There's a lot of work on w:mathematical practice in some schools of w:philosophy of mathematics. Also on w:quasi-empirical methods. To what degree is this going to intersect with research based on cognitive science methods? Is it totally disjoint 'social science'? Or is the rigorous cooperation of mathematicians a kind of w:collective intelligence?

These are badly stated, I guess, but let's talk about it, to establish what is the consensus on the actual scope of the field.


Interesting questions are raised above. My strongest conviction about this page is that it should not become just a collection of replies to Lakoff and/or Nunez. What "cognitive science" means here should not be defined as "similar to Lakoff and Nunez's book", but more along the lines of "scientific results about mathematics". I think "cognitive science of mathematics" applies chiefly to empirical results/claims about mathematics, coming in particular from psychology, neuroscience, neural modelling, and cultural anthropology. (Example: psychologists have arguments that infants have an "innate mathematics", capable of dealing with numbers about three and under.) The more philosophical claims made by some cognitive scientists (Lakoff in particular) should probably find their main discussion in Philosophy of mathematics.

The stuff mentioned about Eugene Wigner, Rene Descartes, and J. J. Gibson[?] should almost certainly not enter into this article, unless they it concerns mathematics in particular. This does not mean, however, that the material is inappropriate for inclusion in, say, George Lakoff or Where Mathematics Comes From.

--Ryguasu 01:58 Jan 11, 2003 (UTC)


Okay, there's an ambiguity problem that may keep this article from ever working out. "Cognitive science of mathematics" can arguably refer to at least four different things:

  1. The techniques of cognitive science, applied to mathematics. This applies not only to the techniques of Lakoff's specialty (cognitive linguistics), but also those of cognitive psychology, neuroscience, etc..
  2. The scientific parts of the Lakoff/Nuņez book (as opposed to the philosophical stuff)
  3. Anything related to the Lakoff/Nuņez book
  4. Any attempt to establish some kind of "embodied" position in the philosophy of mathematics, through the use of science, as exemplified by the Lakoff/Nuņez book.

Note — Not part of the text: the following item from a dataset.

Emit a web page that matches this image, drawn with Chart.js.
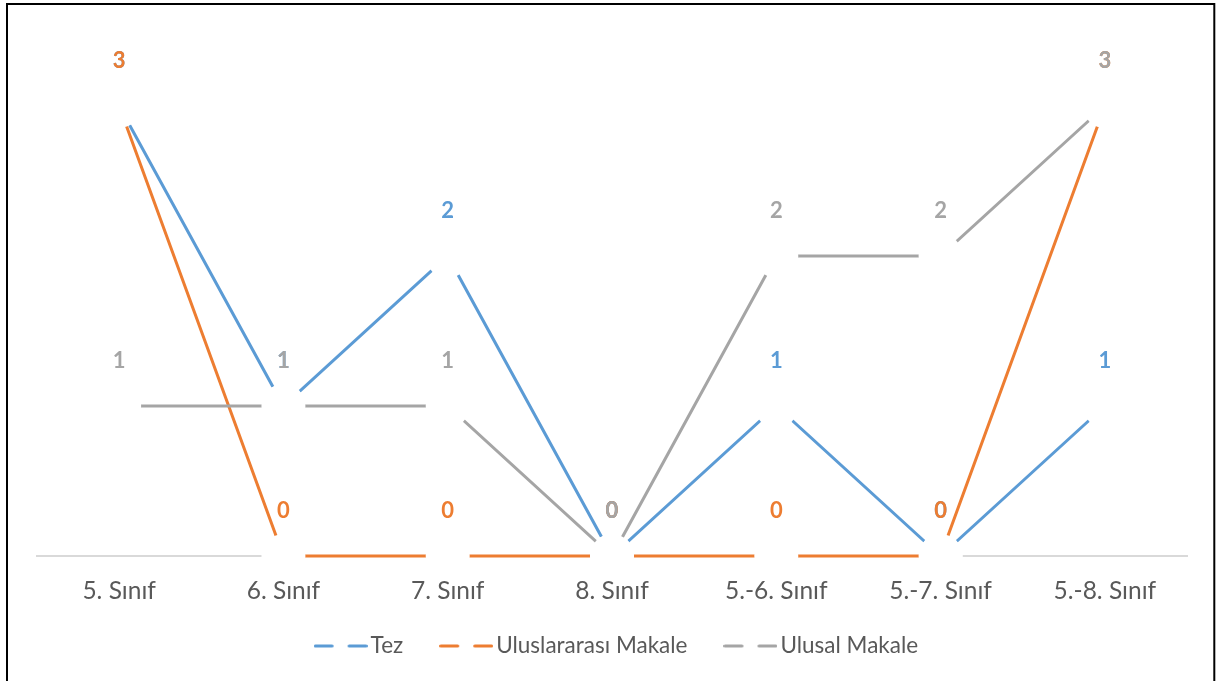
<!DOCTYPE html>
<html>
<head>
<meta charset="utf-8">
<title>Sınıf düzeyine göre yayın türleri</title>
<script src="https://cdn.jsdelivr.net/npm/chart.js@4.4.1/dist/chart.umd.min.js"></script>
<style>
  html, body { margin: 0; padding: 0; background: #ffffff; }
  #wrap { position: relative; width: 1217px; height: 681px; }
  canvas { display: block; }
</style>
</head>
<body>
<div id="wrap"><canvas id="chart" width="1217" height="681"></canvas></div>
<script>
// Categories (grade levels) and the count of studies per publication type
const categories = ['5. Sınıf', '6. Sınıf', '7. Sınıf', '8. Sınıf', '5.-6. Sınıf', '5.-7. Sınıf', '5.-8. Sınıf'];
const tezValues = [3, 1, 2, 0, 1, 0, 1];
const uluslararasiValues = [3, 0, 0, 0, 0, 0, 3];
const ulusalValues = [1, 1, 1, 0, 2, 2, 3];
const seriesNames = ['Tez', 'Uluslararası Makale', 'Ulusal Makale'];

const COLORS = ['#5B9BD5', '#ED7D31', '#A5A5A5'];
const TEXT_GRAY = '#595959';
const FONT = 'Lato, "Open Sans", "Noto Sans", sans-serif';

// Legend swatch: a line broken in the middle by the (white) marker
function legendSwatch(color) {
  const c = document.createElement('canvas');
  c.width = 54; c.height = 6;
  const g = c.getContext('2d');
  g.strokeStyle = color;
  g.lineWidth = 3;
  g.lineCap = 'round';
  g.beginPath();
  g.moveTo(1.5, 3); g.lineTo(18.5, 3);
  g.moveTo(35.5, 3); g.lineTo(52.5, 3);
  g.stroke();
  return c;
}

function makeDataset(label, data, color, order) {
  return {
    label: label,
    data: data,
    borderColor: color,
    backgroundColor: color,
    borderWidth: 3,
    tension: 0,
    pointRadius: 22,
    pointHoverRadius: 22,
    pointBackgroundColor: '#ffffff',
    pointBorderWidth: 0,
    pointBorderColor: 'rgba(0,0,0,0)',
    clip: false,
    order: order
  };
}

// Value labels drawn above every point, series after series
const valueLabels = {
  id: 'valueLabels',
  afterDatasetsDraw(chart) {
    const ctx = chart.ctx;
    ctx.save();
    ctx.font = 'bold 22px ' + FONT;
    ctx.textAlign = 'center';
    ctx.textBaseline = 'middle';
    chart.data.datasets.forEach((ds, i) => {
      const meta = chart.getDatasetMeta(i);
      ctx.fillStyle = COLORS[i];
      meta.data.forEach((pt, j) => {
        ctx.fillText(String(ds.data[j]), pt.x, pt.y - 45);
      });
    });
    ctx.restore();
  }
};

// Legend row sits closer to the axis labels than its wide item spacing implies
const legendPlacement = {
  id: 'legendPlacement',
  afterLayout(chart) {
    const lg = chart.legend;
    if (!lg) return;
    const h = lg.bottom - lg.top;
    lg.top = 590.5;
    lg.bottom = lg.top + h;
    lg.left += 8;
    lg.right += 8;
  }
};

// White page with a thin black frame
const pageFrame = {
  id: 'pageFrame',
  beforeDraw(chart) {
    const ctx = chart.ctx;
    ctx.save();
    ctx.fillStyle = '#ffffff';
    ctx.fillRect(0, 0, chart.width, chart.height);
    ctx.restore();
  },
  afterDraw(chart) {
    const ctx = chart.ctx;
    ctx.save();
    ctx.strokeStyle = '#000000';
    ctx.lineWidth = 2;
    ctx.strokeRect(7, 4, 1207.3, 720);
    ctx.restore();
  }
};

const swatches = COLORS.map(legendSwatch);

new Chart(document.getElementById('chart'), {
  type: 'line',
  data: {
    labels: categories,
    datasets: [
      makeDataset(seriesNames[0], tezValues, COLORS[0], 3),
      makeDataset(seriesNames[1], uluslararasiValues, COLORS[1], 2),
      makeDataset(seriesNames[2], ulusalValues, COLORS[2], 1)
    ]
  },
  options: {
    responsive: false,
    devicePixelRatio: 1,
    animation: false,
    events: [],
    layout: { padding: { left: 37, right: 30, top: 31, bottom: 0 } },
    scales: {
      x: {
        offset: true,
        grid: { display: false, drawTicks: false },
        border: { display: true, color: '#D9D9D9', width: 2 },
        ticks: {
          color: TEXT_GRAY,
          font: { family: FONT, size: 24.5 },
          padding: 20.3,
          maxRotation: 0,
          autoSkip: false
        },
        afterFit(scale) { scale.height = 48.25; }
      },
      y: {
        display: false,
        min: 0,
        max: 3.5
      }
    },
    plugins: {
      tooltip: { enabled: false },
      legend: {
        display: true,
        position: 'bottom',
        labels: {
          color: TEXT_GRAY,
          font: { family: FONT, size: 22.5 },
          usePointStyle: true,
          pointStyleWidth: 37.5,
          padding: 44.25,
          generateLabels(chart) {
            return chart.data.datasets.map((ds, i) => ({
              text: ds.label,
              fillStyle: COLORS[i],
              strokeStyle: COLORS[i],
              lineWidth: 0,
              pointStyle: swatches[i],
              hidden: false,
              datasetIndex: i,
              fontColor: TEXT_GRAY
            }));
          }
        }
      }
    }
  },
  plugins: [pageFrame, valueLabels, legendPlacement]
});
</script>
</body>
</html>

I prefer the first definition, but I think the cat is already out of the bag and that people will continue to use the other three at least as long as the Lakoff/Nuņez book is popular.

Perhaps the best thing is to make this page a disambiguation page. The first definition could have an article called, say, "scientific results pertaining to mathematics". The second and third can probably be covered adequately in Where Mathematics Comes From. I thought philosophy of mathematics would be an adequate place to discuss the fourth definition, but other people seem to disagree. I'm not sure what a #4 article might be called, however. "Embodied mathematics" is one option, but I think that name is ambiguous -- it could reasonably be about just science, or about science and philosophy together.

(Yes, I do think there is some arbitrariness in separating science and philosophy, but it may nonetheless make some sense to organize along these lines, since most everybody thinks in terms of them at least somewhat.)

--Ryguasu 01:49 Jan 24, 2003 (UTC)

Are there any works other than Lakoff/Nunez in #1? Do the people in #4 other than Lakoff/Nunez really use the term "Cognitive science of mathematics"? If the answer to both is no, then this article could simply redirect to the book, where the term was used for the first time as far as I know. AxelBoldt 23:06 Jan 24, 2003 (UTC)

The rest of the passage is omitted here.